Maybe your friend Jenny will finally reach that place. I just feel sorry for any kids she might have, because this drip will be in their lives forever.

Linda

Angel said...

Yep. Seen the other side of this fence. Not pretty. My Mom stayed over 30 years in a marriage that was abusive, not just loser.

We encouraged her over and over to leave. She did once, for 3 days. She'd call me crying, upset, asking me what to do. I told her the same thing: leave. But that was easy for me, because I didn't have to face making it on my own, now did I?

One day, out of the blue, she'd had enough. She made the decision for herself that she was done and she kicked him out. Has it been easy? No, especially not with the kids. But she's stronger, happier for it. And she now has a great guy she loves.

Yes, from the outside, you can tell when the guy is a loser and sponging. But maybe some women just have to learn for themselves, finally trust their self-esteem, to be able to say goodbye. And that's a lesson they must learn in their lives, not one we can learn for them.

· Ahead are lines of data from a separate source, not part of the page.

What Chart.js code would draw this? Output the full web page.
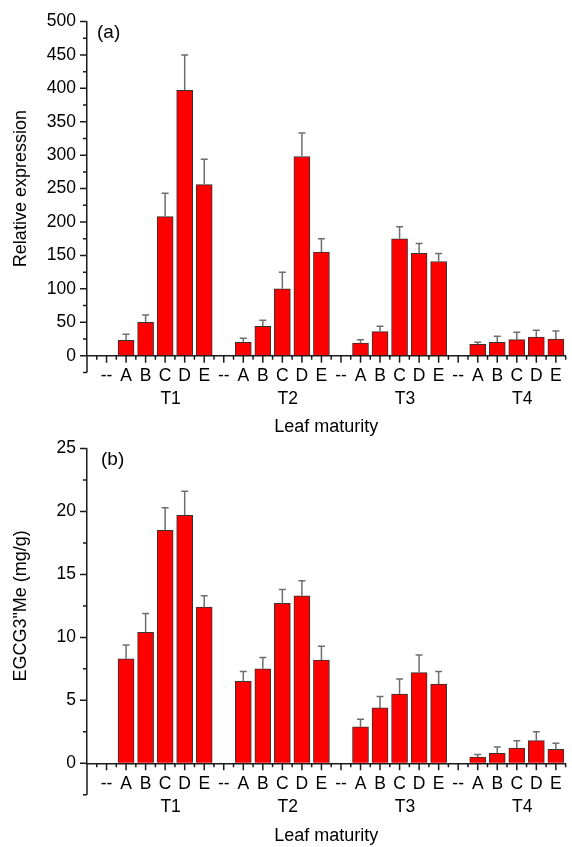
<!DOCTYPE html>
<html>
<head>
<meta charset="utf-8">
<script src="https://cdn.jsdelivr.net/npm/chart.js@4.4.0/dist/chart.umd.min.js"></script>
<style>
  html, body { margin: 0; padding: 0; background: #fff; }
  #wrap { position: relative; width: 572px; height: 847px; }
  canvas { position: absolute; left: 0; }
  #chartA { top: 0; }
  #chartB { top: 427px; }
</style>
</head>
<body>
<div id="wrap">
  <canvas id="chartA" width="572" height="445"></canvas>
  <canvas id="chartB" width="572" height="420"></canvas>
</div>
<script>
// categories: every group is "--" (no sample) then A..E
const levels = ['--', 'A', 'B', 'C', 'D', 'E'];
const groups = ['T1', 'T2', 'T3', 'T4'];
const groupCenter = 3.28; // group name sits a bit right of "C"

// (a) relative expression, mean and upper error
const exprMean = [null, 23, 50, 208, 397, 256,  null, 20, 44, 100, 298, 155,  null, 19, 36, 175, 153, 141,  null, 17, 20, 24, 28, 25];
const exprErr  = [null,  9, 11,  35,  53,  38,  null,  6,  9,  25,  35,  20,  null,  5,  8,  18,  15,  12,  null,  3,  9, 11, 10, 12];

// (b) EGCG3"Me content, mean and upper error
const egcgMean = [null, 8.3, 10.4, 18.5, 19.7, 12.4,  null, 6.5, 7.5, 12.7, 13.3, 8.2,  null, 2.9, 4.4, 5.5, 7.2, 6.3,  null, 0.5, 0.8, 1.2, 1.8, 1.1];
const egcgErr  = [null, 1.1,  1.5,  1.8,  1.9,  0.9,  null, 0.8, 0.9,  1.1,  1.2, 1.1,  null, 0.6, 0.9, 1.2, 1.4, 1.0,  null, 0.2, 0.5, 0.6, 0.7, 0.5];

const FONT = '"Liberation Sans", Arial, sans-serif';
const AXIS_COLOR = '#1a1a1a';
Chart.defaults.font.family = FONT;
Chart.defaults.color = '#000';

// upward-only error bars with a small cap
const errorBars = {
  id: 'errorBars',
  afterDatasetsDraw(chart) {
    const { ctx } = chart;
    const ys = chart.scales.y;
    chart.data.datasets.forEach((ds, di) => {
      const meta = chart.getDatasetMeta(di);
      meta.data.forEach((bar, i) => {
        const pt = ds.data[i];
        const err = ds.errs[pt.x];
        if (!err) return;
        const yTop = ys.getPixelForValue(pt.y + err);
        ctx.save();
        ctx.strokeStyle = '#6e6e6e';
        ctx.lineWidth = 1.5;
        ctx.beginPath();
        ctx.moveTo(bar.x, bar.y);
        ctx.lineTo(bar.x, yTop);
        ctx.moveTo(bar.x - 3.5, yTop);
        ctx.lineTo(bar.x + 3.5, yTop);
        ctx.stroke();
        ctx.restore();
      });
    });
  }
};

// tick marks (major/minor), y axis stub below zero, panel tag
const axisDecor = {
  id: 'axisDecor',
  afterDraw(chart, args, opts) {
    const { ctx, chartArea } = chart;
    const xs = chart.scales.x, ys = chart.scales.y;
    const y0 = ys.getPixelForValue(0);
    const yLow = ys.getPixelForValue(opts.yLow);
    ctx.save();
    ctx.strokeStyle = AXIS_COLOR;
    ctx.lineWidth = 1.5;
    ctx.beginPath();
    ctx.moveTo(chartArea.left, y0);
    ctx.lineTo(chartArea.left, yLow);
    const n = Math.round((ys.max - opts.yLow) / opts.yMinor);
    for (let k = 0; k <= n; k++) {
      const v = opts.yLow + k * opts.yMinor;
      const major = Math.abs(v / opts.yMajor - Math.round(v / opts.yMajor)) < 1e-6;
      const py = ys.getPixelForValue(v);
      ctx.moveTo(chartArea.left, py);
      ctx.lineTo(chartArea.left - (major ? 7 : 4), py);
    }
    const m = Math.round((xs.max - xs.min) / 0.5);
    for (let k = 1; k <= m; k++) {
      const v = xs.min + k * 0.5;
      const major = Number.isInteger(v);
      const px = xs.getPixelForValue(v);
      ctx.moveTo(px, y0);
      ctx.lineTo(px, y0 + (major ? 7 : 4));
    }
    ctx.stroke();
    ctx.fillStyle = '#000';
    ctx.font = '19px ' + FONT;
    ctx.textBaseline = 'top';
    ctx.fillText(opts.tag, chartArea.left + opts.tagDx, chartArea.top + opts.tagDy);
    ctx.restore();
  }
};

function makeChart(id, cfg) {
  const points = [];
  cfg.means.forEach((v, i) => { if (v !== null) points.push({ x: i, y: v }); });

  return new Chart(document.getElementById(id), {
    type: 'bar',
    data: {
      datasets: [{
        data: points,
        errs: cfg.errs,
        backgroundColor: '#ff0000',
        borderColor: '#333333',
        borderWidth: 1,
        barThickness: 16
      }]
    },
    options: {
      responsive: false,
      animation: false,
      layout: { padding: { top: cfg.padTop, bottom: cfg.padBottom, left: 0, right: 0 } },
      plugins: {
        legend: { display: false },
        tooltip: { enabled: false },
        axisDecor: { yLow: cfg.yLow, yMinor: cfg.yMinor, yMajor: cfg.yMajor, tag: cfg.tag, tagDx: cfg.tagDx, tagDy: cfg.tagDy }
      },
      scales: {
        x: {
          type: 'linear', min: -1, max: 23.5, offset: false,
          afterFit: s => { s.height = cfg.xBox; },
          grid: { display: true, drawOnChartArea: false, drawTicks: false, offset: false },
          border: { display: true, color: AXIS_COLOR, width: 1.5 },
          ticks: {
            stepSize: 1, includeBounds: false, autoSkip: false, maxRotation: 0, minRotation: 0, padding: 10.3,
            font: { size: 17.5 }, color: '#000',
            callback: v => (Number.isInteger(v) && v >= 0 && v < 24) ? levels[v % 6] : ''
          }
        },
        x2: {
          type: 'linear', position: 'bottom', min: -1, max: 23.5, offset: false,
          afterFit: s => { s.height = cfg.x2Box; },
          grid: { display: false, drawTicks: false },
          border: { display: false },
          afterBuildTicks: s => { s.ticks = groups.map((g, k) => ({ value: k * 6 + groupCenter })); },
          ticks: { autoSkip: false, maxRotation: 0, minRotation: 0, padding: 2.2, font: { size: 17.5 }, color: '#000',
            callback: (v, i) => groups[i] },
          title: { display: true, text: 'Leaf maturity', font: { size: 18 }, color: '#000',
            padding: { top: 0, bottom: 0 } }
        },
        y: {
          min: 0, max: cfg.yMax,
          afterFit: s => { s.width = 87; },
          grid: { display: true, drawOnChartArea: false, drawTicks: false },
          border: { display: true, color: AXIS_COLOR, width: 1.5 },
          ticks: {
            stepSize: cfg.yMinor, autoSkip: false, padding: 11, font: { size: 17.5 }, color: '#000',
            callback: v => Math.abs(v / cfg.yMajor - Math.round(v / cfg.yMajor)) < 1e-6 ? v : ''
          },
          title: { display: true, text: cfg.yTitle, font: { size: 18 }, color: '#000', padding: { top: 10, bottom: 0 } }
        }
      }
    },
    plugins: [errorBars, axisDecor]
  });
}

makeChart('chartA', {
  means: exprMean, errs: exprErr,
  yMax: 500, yMinor: 25, yMajor: 50, yLow: -25,
  yTitle: 'Relative expression',
  tag: '(a)', tagDx: 10, tagDy: 2,
  padTop: 20, padBottom: 7.2, xBox: 31.2, x2Box: 50.9
});

makeChart('chartB', {
  means: egcgMean, errs: egcgErr,
  yMax: 25, yMinor: 2.5, yMajor: 5, yLow: -2.5,
  yTitle: 'EGCG3"Me (mg/g)',
  tag: '(b)', tagDx: 14, tagDy: 2,
  padTop: 20.7, padBottom: 0, xBox: 31.4, x2Box: 52.3
});
</script>
</body>
</html>
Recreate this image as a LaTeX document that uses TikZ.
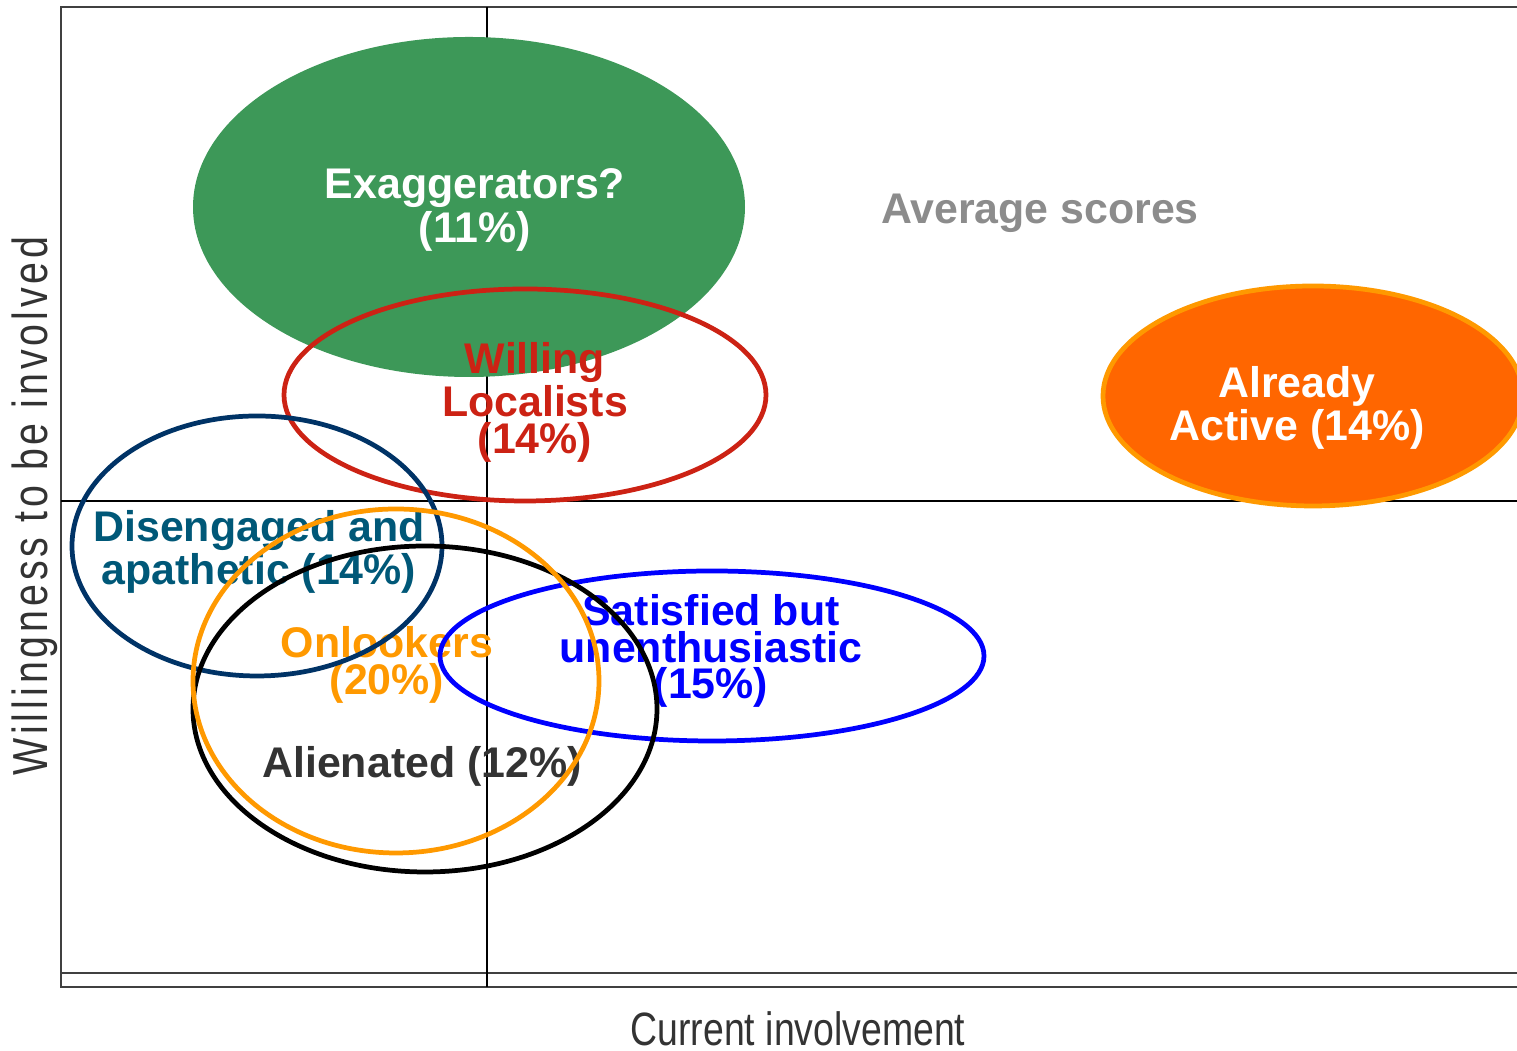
\documentclass[tikz,border=0pt]{standalone}
\usepackage{fontspec}
\setmainfont{Liberation Sans}
\newfontfamily\narrowfont[FakeStretch=0.8]{Liberation Sans}
\newfontfamily\spacedfont[FakeStretch=0.8,LetterSpace=8]{Liberation Sans}
\usetikzlibrary{calc,positioning}
\definecolor{grpgreen}{RGB}{61,152,88}
\definecolor{grpred}{RGB}{204,34,20}
\definecolor{grpnavy}{RGB}{0,51,102}
\definecolor{grpteal}{RGB}{0,88,120}
\definecolor{grporange}{RGB}{255,153,0}
\definecolor{grpactive}{RGB}{255,102,0}
\definecolor{grpblue}{RGB}{0,0,255}
\definecolor{avggray}{RGB}{140,140,140}
\definecolor{txtdark}{RGB}{51,51,51}

\begin{document}
\begin{tikzpicture} [{lbl/.style={font=\bfseries\fontsize{12.2}{10.3}\selectfont,align=center,inner sep=0pt}},{ring/.style={line width=1.35pt}},{frame/.style={color=black!75,line width=0.7pt}},{linest/.style={color=black,line width=0.35pt}}]
	\useasboundingbox (0,0) rectangle (15.17,10.51);
	%%coordinates of the plot frame
	\coordinate (TL) at (0.61,10.44);
	\coordinate (TR) at (15.17,10.44);
	\coordinate (BL) at (0.61,0.64);
	\coordinate (BR) at (15.17,0.64);
	\coordinate (IL) at (0.61,0.78);
	\coordinate (IR) at (15.17,0.78);
	%%average score lines
	\coordinate (XT) at (4.87,10.44);
	\coordinate (XB) at (4.87,0.64);
	\coordinate (YL) at (0.61,5.50);
	\coordinate (YR) at (15.17,5.50);
	%%frame
	\draw [frame] (TR) -- (TL) -- (BL) -- (BR);
	\draw [frame] (IL) -- (IR);
	\draw [linest] (XT) -- (XB);
	\draw [linest] (YL) -- (YR);
	
	%%filled groups
	\fill [grpgreen] (4.69,8.44) ellipse [x radius=2.76, y radius=1.70];
	\node [lbl, text=white] (exag) at (4.75,8.41) {Exaggerators?\\(11\%)};
	\draw [ring, draw=grporange, fill=grpactive] (13.13,6.55) ellipse [x radius=2.10, y radius=1.10];
	\node [lbl, text=white] (active) at (12.97,6.43) {Already\\Active (14\%)};
	\node [lbl, text=avggray] (avg) at (10.40,8.38) {Average scores};
	
	%%labels of the outlined groups
	\node [lbl, text=grpred] (local) at (5.35,6.49) {Willing\\Localists\\(14\%)};
	\node [lbl, text=grpteal] (diseng) at (2.59,4.99) {Disengaged and\\apathetic (14\%)};
	\node [lbl, text=grporange] (onlook) at (3.87,3.86) {Onlookers\\(20\%)};
	\node [lbl, text=grpblue] (satis) at (7.11,4.00) {Satisfied but\\unenthusiastic\\(15\%)};
	\node [lbl, text=txtdark] (alien) at (4.22,2.85) {Alienated (12\%)};
	
	%%outlined groups
	\draw [ring, grpred] (5.25,6.56) ellipse [x radius=2.41, y radius=1.06];
	\draw [ring, grpnavy] (2.57,5.05) ellipse [x radius=1.85, y radius=1.30];
	\draw [ring, grpblue] (7.12,3.95) ellipse [x radius=2.72, y radius=0.85];
	\draw [ring, black] (4.25,3.42) ellipse [x radius=2.32, y radius=1.63];
	\draw [ring, grporange] (3.96,3.70) ellipse [x radius=2.03, y radius=1.72];
	
	%%axis titles
	\node [font=\narrowfont\fontsize{13.3}{13.3}\selectfont, text=txtdark, inner sep=0pt] (xlab) at (7.98,0.22) {Current involvement};
	\node [rotate=90, font=\spacedfont\fontsize{14}{14}\selectfont, text=txtdark, inner sep=0pt] (ylab) at (0.35,5.45) {Willingness to be involved};
\end{tikzpicture}
\end{document}
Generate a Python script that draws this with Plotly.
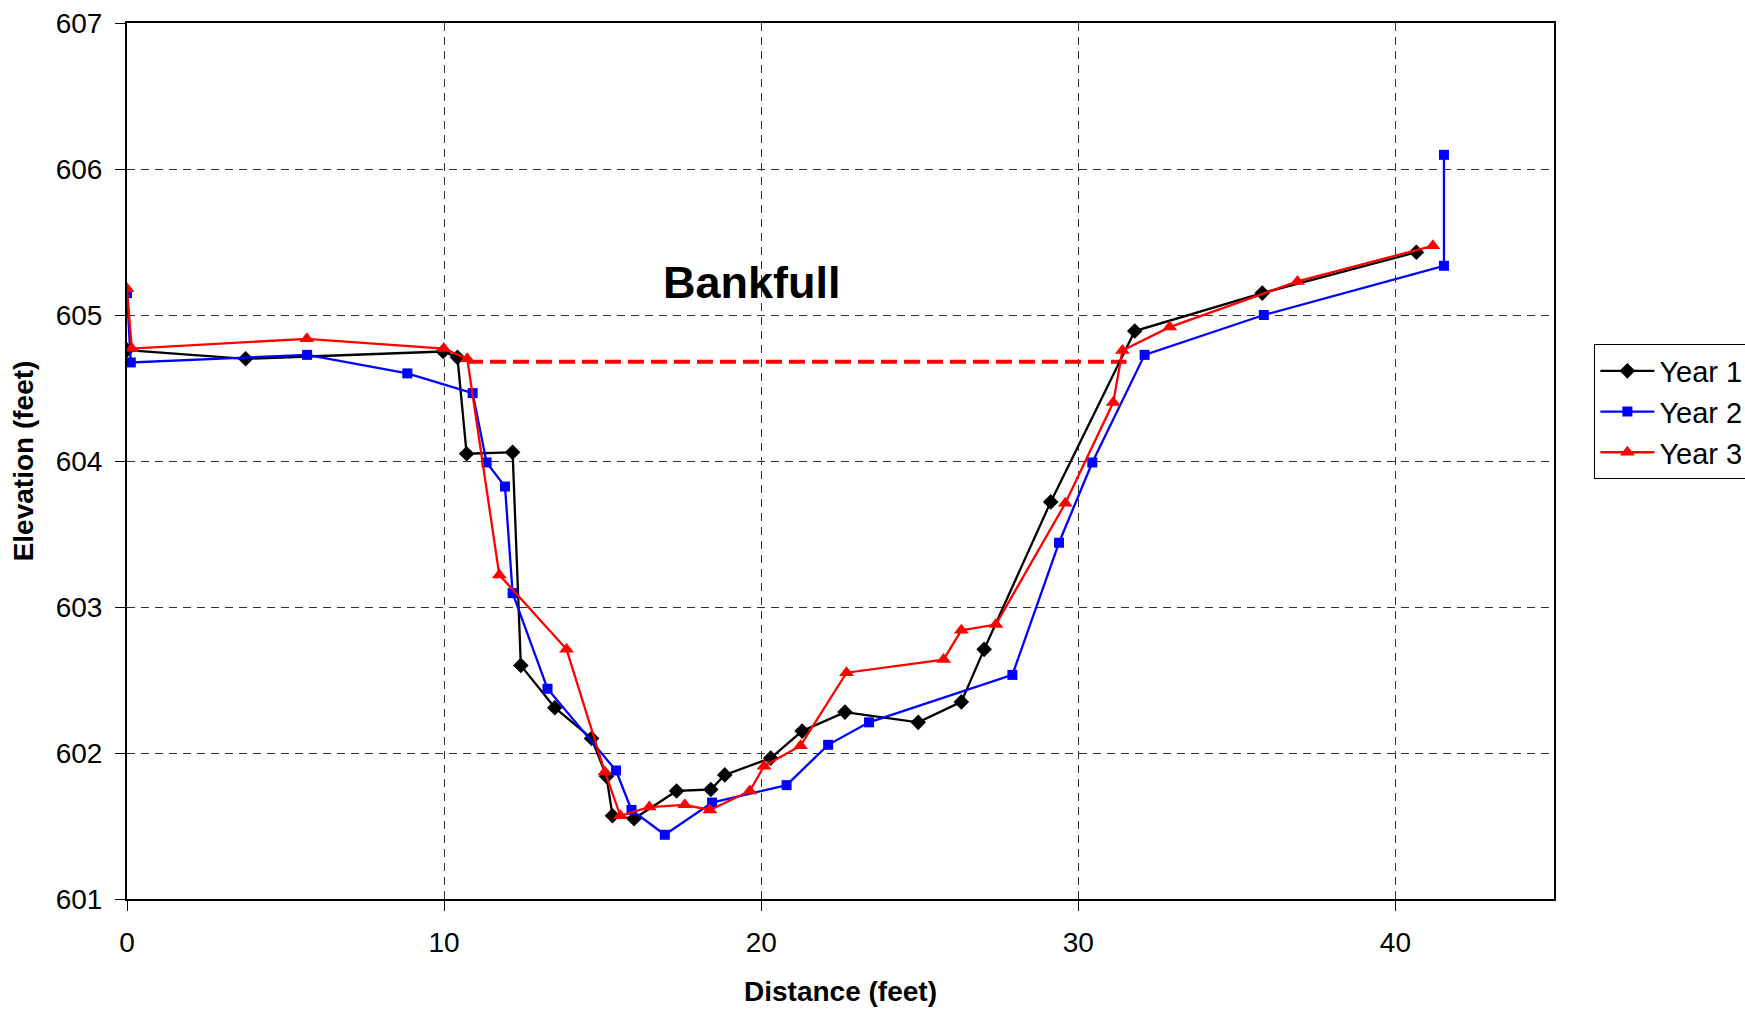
import plotly.graph_objects as go

# Year 1 (black diamonds)
year1_x = [0.0, 3.74, 9.97, 10.42, 10.71, 12.16, 12.42, 13.49, 14.65, 15.12, 15.31, 15.99,
           17.33, 18.41, 18.85, 20.30, 21.29, 22.64, 24.95, 26.31, 27.03, 29.13, 31.78, 35.80, 40.66]
year1_y = [604.76, 604.70, 604.75, 604.71, 604.05, 604.06, 602.60, 602.31, 602.10, 601.84, 601.57, 601.55,
           601.74, 601.75, 601.85, 601.965, 602.15, 602.28, 602.21, 602.35, 602.71, 603.72, 604.89, 605.15, 605.43]

# Year 2 (blue squares)
year2_x = [0.0, 0.12, 5.68, 8.84, 10.90, 11.34, 11.92, 12.16, 13.26, 15.42, 15.91, 16.96, 18.45,
           20.80, 22.11, 23.40, 27.92, 29.39, 30.44, 32.09, 35.85, 41.53, 41.53]
year2_y = [605.15, 604.675, 604.727, 604.60, 604.465, 603.99, 603.825, 603.095, 602.44, 601.88, 601.61, 601.44, 601.66,
           601.78, 602.056, 602.21, 602.535, 603.44, 603.99, 604.727, 605.00, 605.337, 606.097]

# Year 3 (red triangles)
year3_x = [0.0, 0.15, 5.67, 9.99, 10.73, 11.74, 13.86, 15.07, 15.56, 16.47, 17.59, 18.38, 19.64,
           20.09, 21.24, 22.69, 25.75, 26.31, 27.40, 29.59, 31.10, 31.39, 32.88, 36.91, 41.18]
year3_y = [605.18, 604.77, 604.837, 604.77, 604.70, 603.22, 602.71, 601.87, 601.57, 601.63, 601.645, 601.61, 601.74,
           601.91, 602.05, 602.55, 602.64, 602.84, 602.88, 603.71, 604.40, 604.757, 604.917, 605.23, 605.474]

# Bankfull level
bankfull_x = [10.72, 31.52]
bankfull_y = [604.68, 604.68]
bankfull_label = "Bankfull"
bankfull_label_pos = (19.70, 605.22)

x_ticks = [0, 10, 20, 30, 40]
y_ticks = [601, 602, 603, 604, 605, 606, 607]

FONT = "Liberation Sans, Arial, sans-serif"

fig = go.Figure()

fig.add_trace(go.Scatter(
    x=bankfull_x, y=bankfull_y, mode="lines", showlegend=False, hoverinfo="skip",
    line=dict(color="#FF0000", width=4, dash="16px,7px")))

fig.add_trace(go.Scatter(
    x=year1_x, y=year1_y, name="Year 1", mode="lines+markers",
    line=dict(color="#000000", width=2.3),
    marker=dict(symbol="diamond", size=12, color="#000000")))

fig.add_trace(go.Scatter(
    x=year2_x, y=year2_y, name="Year 2", mode="lines+markers",
    line=dict(color="#0000FF", width=2.3),
    marker=dict(symbol="square", size=10, color="#0000FF")))

fig.add_trace(go.Scatter(
    x=year3_x, y=year3_y, name="Year 3", mode="lines+markers",
    line=dict(color="#FF0000", width=2.3),
    marker=dict(symbol="triangle-up", size=13, color="#FF0000")))

fig.add_annotation(
    x=bankfull_label_pos[0], y=bankfull_label_pos[1], text="<b>%s</b>" % bankfull_label,
    showarrow=False, font=dict(family=FONT, size=45, color="#000000"),
    xanchor="center", yanchor="middle")

axis_common = dict(
    showline=True, linecolor="#000000", linewidth=2, mirror=True,
    ticks="outside", ticklen=10, tickwidth=1, tickcolor="#000000",
    showgrid=True, gridcolor="#333333", gridwidth=1, griddash="8px,6px",
    zeroline=False, tickfont=dict(family=FONT, size=28, color="#000000"),
    ticklabelstandoff=7,
)

fig.update_xaxes(
    range=[0, 45], tickvals=x_ticks, ticktext=[str(v) for v in x_ticks],
    title=dict(text="<b>Distance (feet)</b>", font=dict(family=FONT, size=28, color="#000000"), standoff=25),
    **axis_common)
fig.update_yaxes(
    range=[601, 607], tickvals=y_ticks, ticktext=[str(v) for v in y_ticks],
    title=dict(text="<b>Elevation (feet)</b>", font=dict(family=FONT, size=28, color="#000000"), standoff=14),
    **axis_common)

fig.update_layout(
    width=1745, height=1009,
    margin=dict(l=127, r=191, t=23, b=110, autoexpand=False),
    paper_bgcolor="white", plot_bgcolor="white",
    font=dict(family=FONT, color="#000000"),
    legend=dict(
        x=1.0283, y=0.633, xanchor="left", yanchor="top",
        bordercolor="#000000", borderwidth=1, bgcolor="white",
        font=dict(family=FONT, size=29, color="#000000"),
        itemwidth=54, tracegroupgap=0,
    ),
)

fig.write_html("out.html")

But yes, I was waiting on the sideline with a shovel in case it was needed...

Angel

Problem Child said...

Even my tactless self knows that e-harmony and match.com subscriptions would be tacky. :-) Tempting, but tacky.

The shovel is sounding like the option of choice. I know the Maid of Honor was muttering something about "dark alleys" and "two-by-fours" when I talked to her.

She could do better, but reading some of these responses, I guess I should be happy she's not doing worse.

Anonymous said...

What a shame that it seems so many of us have to learn the hard way or not at all. You can be more lonely with someone than with no one at all but of course she doesn't see that. I don't think I could bring myself to attend the wedding - send regrets and with a lot of luck she'll ask you why - and since you aren't best friends anymore - you don't have to say bad things about him because she'll get defensive but maybe something like you think she deserves so much more. Or copy your post and send it anonymously lol.